The workable limit isn’t one fixed number. It shifts based on tile size, layout choice, grout joint width, subfloor flatness, and mortar technique. Change any one of those variables and the threshold moves with it.
Skilled tilers can pull off clean installs with slightly bowed tiles when the conditions are right. But no amount of talent or tooling can rescue tiles that are genuinely too warped to work with. The smart move is knowing the difference before the first tile goes down.
FAQs
What is the ANSI tolerance for tile warpage?
Most ceramic and porcelain tiles are permitted around 0.75% warpage relative to their length under ANSI A137.1. Larger tiles can legally have more bow in raw millimetres — but that doesn’t make them easier to install.
Why is 50% tile offset not recommended for plank tiles?
A 50% offset lines up the highest midpoint of one tile directly against the lowest edge of the next. On rectangular or plank tiles with any bow at all, this pattern almost guarantees visible lippage regardless of how carefully the installer works.
Can leveling systems fix warped tiles?
Leveling clips and wedges help maintain consistent height between adjacent tiles while the mortar cures, but they can’t correct severe warping or compensate for an uneven subfloor. They assist with minor variations, not structural tile defects.
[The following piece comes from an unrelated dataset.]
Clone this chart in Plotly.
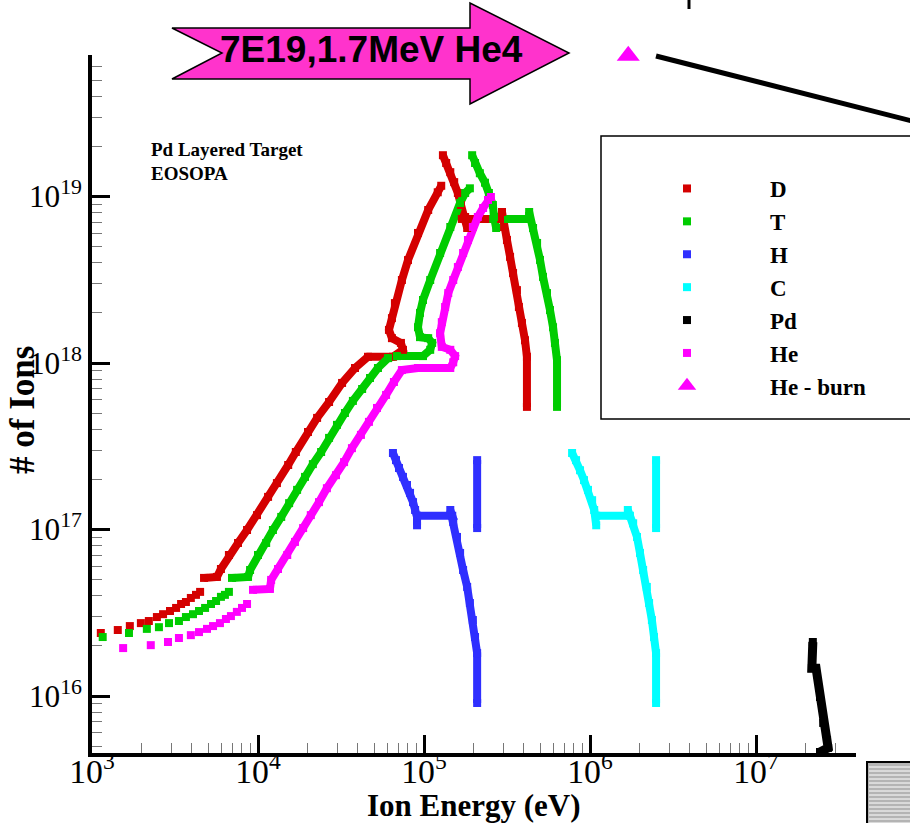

When should warped tiles be returned?
If tiles rock noticeably on a flat surface or show strong gaps during a face-to-face test, return them. Tiles that create persistent lippage despite correct layout and leveling tools are beyond workable limits.
Does grout hide tile warping?
Slightly wider grout joints can visually soften very minor height differences between tiles. But grout is not a fix for real lippage — it can’t lower a raised tile edge or compensate for significant bowing.